Growing shrimp in America’s Dairyland

Zoom in font  Zoom out font Published: 2014-04-30  Views: 52
Core Tip: America’s Dairyland might seem an unlikely place for growing some of the country’s favorite seafood.
America’s Dairyland might seem an unlikely place for growing some of the country’s favorite seafood.

Wisconsin’s first indoor shrimp farm is located in the heart of the Kickapoo Valley, where the organic food industry is booming. The family-owned Dairyland Shrimp raises Pacific White shrimp year-round in a large red building near downtown Westby. The heaters, fans and water pumps hum loudly and keep the room, which houses four saltwater tanks, at a balmy 93 degrees.

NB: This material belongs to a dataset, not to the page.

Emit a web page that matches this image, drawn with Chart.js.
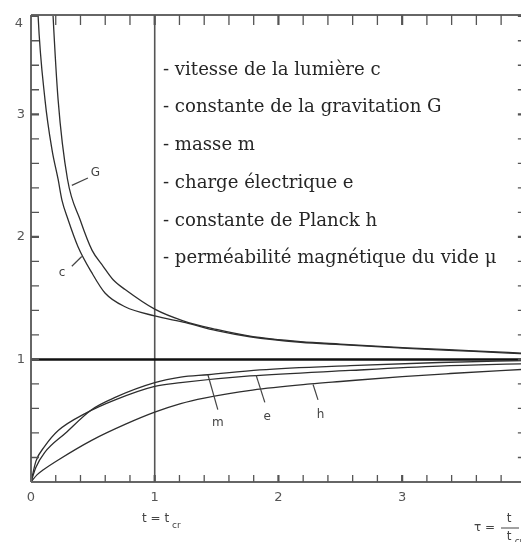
<!DOCTYPE html>
<html>
<head>
<meta charset="utf-8">
<script src="https://cdn.jsdelivr.net/npm/chart.js@4/dist/chart.umd.min.js"></script>
<style>
html,body{margin:0;padding:0;background:#fff;overflow:hidden;}
canvas{display:block;}
</style>
</head>
<body>
<canvas id="c" width="538" height="542"></canvas>
<script>
// ---- data ----
const cX = [0.04, 0.057, 0.113, 0.17, 0.219, 0.25, 0.30, 0.38, 0.49, 0.60, 0.76, 1.0, 1.25, 1.5, 1.77, 2.18, 2.5, 3.04, 3.58, 4.0];
const cY = [4.3, 3.81, 3.12, 2.71, 2.47, 2.30, 2.14, 1.92, 1.71, 1.54, 1.43, 1.355, 1.30, 1.235, 1.185, 1.14, 1.12, 1.09, 1.065, 1.045];
const gX = [0.165, 0.178, 0.219, 0.295, 0.397, 0.494, 0.583, 0.664, 0.761, 1.0, 1.23, 1.5, 1.77, 2.18, 2.5, 3.04, 3.58, 4.0];
const gY = [4.1, 3.81, 3.12, 2.47, 2.14, 1.89, 1.76, 1.65, 1.57, 1.41, 1.315, 1.245, 1.19, 1.145, 1.125, 1.095, 1.07, 1.05];
const mX = [0, 0.04, 0.11, 0.28, 0.49, 0.68, 1.0, 1.21, 1.43, 1.85, 2.58, 3.3, 4.0];
const mY = [0, 0.12, 0.24, 0.40, 0.59, 0.69, 0.81, 0.855, 0.875, 0.915, 0.95, 0.975, 0.99];
const eX = [0, 0.04, 0.11, 0.22, 0.44, 0.68, 1.0, 1.21, 1.77, 2.58, 3.3, 4.0];
const eY = [0, 0.17, 0.29, 0.42, 0.56, 0.67, 0.78, 0.81, 0.865, 0.91, 0.945, 0.965];
const hX = [0, 0.05, 0.1, 0.22, 0.49, 0.76, 1.0, 1.21, 1.4, 1.79, 2.26, 2.5, 3.0, 3.39, 4.0];
const hY = [0, 0.06, 0.10, 0.18, 0.34, 0.47, 0.57, 0.64, 0.685, 0.75, 0.80, 0.82, 0.86, 0.885, 0.92];
const refLineY = 1;      // horizontal reference line
const critX = 1;         // vertical line t = t_cr
const xTickValues = [0, 1, 2, 3, 4];
const xTickLabels = ['0', '1', '2', '3', '4'];
const yTickValues = [1, 2, 3];
const yTickLabels = ['1', '2', '3'];
const yTopLabel = '4';
const legendLines = [
  '- vitesse de la lumière c',
  '- constante de la gravitation G',
  '- masse m',
  '- charge électrique e',
  '- constante de Planck h',
  '- perméabilité magnétique du vide μ'
];
// curve labels: [text, label x, label y, leader from x,y, leader to x,y]
const curveLabels = [
  ['G', 0.52, 2.52, 0.33, 2.42, 0.46, 2.48],
  ['c', 0.25, 1.71, 0.33, 1.76, 0.41, 1.84],
  ['m', 1.51, 0.48, 1.43, 0.875, 1.51, 0.59],
  ['e', 1.91, 0.53, 1.82, 0.87, 1.89, 0.65],
  ['h', 2.34, 0.55, 2.28, 0.795, 2.32, 0.67]
];

const pts = (xs, ys) => xs.map((x, i) => ({x: x, y: ys[i]}));
const lineCol = '#2e2e2e';
const mk = (label, xs, ys) => ({
  label, data: pts(xs, ys), borderColor: lineCol, borderWidth: 1.3,
  pointRadius: 0, tension: 0.4, cubicInterpolationMode: 'monotone', fill: false, clip: 0
});

const decor = {
  id: 'decor',
  beforeDatasetsDraw(chart) {
    const {ctx, chartArea: a, scales: {x, y}} = chart;
    ctx.save();
    ctx.strokeStyle = '#555'; ctx.lineWidth = 1.6;
    const vx = x.getPixelForValue(critX);
    ctx.beginPath(); ctx.moveTo(vx, a.top); ctx.lineTo(vx, a.bottom); ctx.stroke();
    ctx.strokeStyle = '#111'; ctx.lineWidth = 2.6;
    const hy = y.getPixelForValue(refLineY);
    ctx.beginPath(); ctx.moveTo(a.left, hy); ctx.lineTo(a.right, hy); ctx.stroke();
    ctx.restore();
  },
  afterDatasetsDraw(chart) {
    const {ctx, chartArea: a, scales: {x, y}} = chart;
    ctx.save();
    ctx.strokeStyle = '#666'; ctx.lineWidth = 2;
    ctx.beginPath();
    ctx.moveTo(a.left, a.top); ctx.lineTo(a.right, a.top);
    ctx.moveTo(a.left, a.top); ctx.lineTo(a.left, a.bottom);
    ctx.moveTo(a.left, a.bottom); ctx.lineTo(a.right, a.bottom);
    ctx.stroke();
    for (let i = 1; i <= 20; i++) {
      const v = i * 0.2;
      const major = i % 5 === 0;
      ctx.lineWidth = major ? 2.2 : 1.3;
      ctx.strokeStyle = '#555';
      const px = x.getPixelForValue(v);
      if (px <= a.right + 0.5) {
        ctx.beginPath();
        ctx.moveTo(px, a.bottom); ctx.lineTo(px, a.bottom - 7);
        ctx.moveTo(px, a.top); ctx.lineTo(px, a.top + 10);
        ctx.stroke();
      }
      const py = y.getPixelForValue(v);
      if (py >= a.top - 0.5) {
        ctx.beginPath();
        ctx.moveTo(a.left, py); ctx.lineTo(a.left + 8, py);
        ctx.moveTo(a.right, py); ctx.lineTo(a.right - 8, py);
        ctx.stroke();
      }
    }
    ctx.strokeStyle = '#444'; ctx.lineWidth = 1.2; ctx.fillStyle = '#444';
    ctx.font = '12px "DejaVu Sans", sans-serif';
    ctx.textAlign = 'center'; ctx.textBaseline = 'middle';
    curveLabels.forEach(([t, lx, ly, x1, y1, x2, y2]) => {
      ctx.beginPath();
      ctx.moveTo(x.getPixelForValue(x1), y.getPixelForValue(y1));
      ctx.lineTo(x.getPixelForValue(x2), y.getPixelForValue(y2));
      ctx.stroke();
      ctx.fillText(t, x.getPixelForValue(lx), y.getPixelForValue(ly));
    });
    // legend text block, sized to the reference width
    ctx.fillStyle = '#262626';
    ctx.textAlign = 'left'; ctx.textBaseline = 'middle';
    ctx.font = '20px "DejaVu Serif", serif';
    const w = ctx.measureText(legendLines[5]).width;
    const fs = Math.min(22, 20 * 333 / w);
    ctx.font = fs.toFixed(1) + 'px "DejaVu Serif", serif';
    legendLines.forEach((s, i) => ctx.fillText(s, 163, 70 + i * 37.7));
    ctx.fillStyle = '#555';
    ctx.font = '13px "DejaVu Sans", sans-serif';
    ctx.textAlign = 'center';
    ctx.fillText(yTopLabel, 19, 24);
    ctx.fillStyle = '#444';
    ctx.font = '12px "DejaVu Sans", sans-serif';
    ctx.textAlign = 'left';
    ctx.fillText('t = t', 142, 519);
    ctx.font = '9px "DejaVu Sans", sans-serif';
    ctx.fillText('cr', 172, 526);
    ctx.font = '12px "DejaVu Sans", sans-serif';
    ctx.fillText('τ =', 474, 528);
    ctx.textAlign = 'center';
    ctx.fillText('t', 509, 519);
    ctx.fillText('t', 509, 537);
    ctx.lineWidth = 1; ctx.strokeStyle = '#444';
    ctx.beginPath(); ctx.moveTo(501, 528); ctx.lineTo(519, 528); ctx.stroke();
    ctx.font = '9px "DejaVu Sans", sans-serif';
    ctx.fillText('cr', 519, 542);
    ctx.restore();
  }
};

new Chart(document.getElementById('c'), {
  type: 'line',
  data: { datasets: [mk('c', cX, cY), mk('G', gX, gY), mk('m', mX, mY), mk('e', eX, eY), mk('h', hX, hY)] },
  options: {
    responsive: false, animation: false, devicePixelRatio: 1,
    layout: { padding: { top: 15, right: 0, left: 0, bottom: 0 } },
    plugins: { legend: { display: false }, tooltip: { enabled: false } },
    scales: {
      x: {
        type: 'linear', min: 0, max: 4,
        grid: { display: false, drawTicks: false }, border: { display: false },
        afterBuildTicks: s => { s.ticks = xTickValues.map(v => ({value: v})); },
        afterFit: s => { s.height = 60; },
        ticks: { padding: 8, color: '#555', font: { size: 13, family: '"DejaVu Sans", sans-serif' },
                 callback: (v) => xTickLabels[xTickValues.indexOf(v)], maxRotation: 0 }
      },
      y: {
        type: 'linear', min: 0, max: 3.81,
        grid: { display: false, drawTicks: false }, border: { display: false },
        afterBuildTicks: s => { s.ticks = yTickValues.map(v => ({value: v})); },
        afterFit: s => { s.width = 31; },
        ticks: { padding: 6, color: '#555', font: { size: 13, family: '"DejaVu Sans", sans-serif' },
                 callback: (v) => yTickLabels[yTickValues.indexOf(v)] }
      }
    }
  },
  plugins: [decor]
});
</script>
</body>
</html>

Forbes Adams is a former excavating contractor who was looking for a new line of work when he stumbled across the idea of inland shrimp farming. Adam visited an Indiana shrimp farm and was hooked.

“I bought a pound of shrimp down there and when I ate it, I was just blown away by the flavor. I’ve never tasted shrimp that tasted so good. That’s what really solidified the idea that I should do this,” Adams told Wisconsin Public Radio.

Adams isn’t the first farmer to try shrimping, but he’s the first to do it indoors.

Ron Johnson, an aquaculture outreach specialist with the University of Wisconsin-Extension, said Wisconsin farmers have tried to raise shrimp in outdoor ponds in the past, but the region’s climate isn’t ideal for operations. It’s always good for the industry when a farmer tries to raise a product in a new way, Johnson said.

“Shrimp is one of the highest-consumed seafood products in the United States, so the markets are there,” Johnson said. “It’s just a matter of whether the shrimp can be produced economically to make a profit.”

For Matt Weichers, it is profitable. He started Northern Iowa Shrimp last year in Cedar Falls, Iowa.

“I’m completely sold out of shrimp,” Weichers said. “And I’m unable to keep up with that demand.”

Northern Iowa Shrimp has 40 tanks, ten times the number Dairyland Shrimp has. Weichers said consumer concerns about antibiotics and hormones commonly used at foreign shrimp farms have helped drive the demand for ‘home grown’ shrimp.

Beyond high energy costs, Adam considers his operation to be environmentally sustainable. He recycles water in the tanks. Shrimp live off of feed and biofloc, a bacteria that consumes the shrimp’s waste.

Dairyland Shrimp begins sales in June.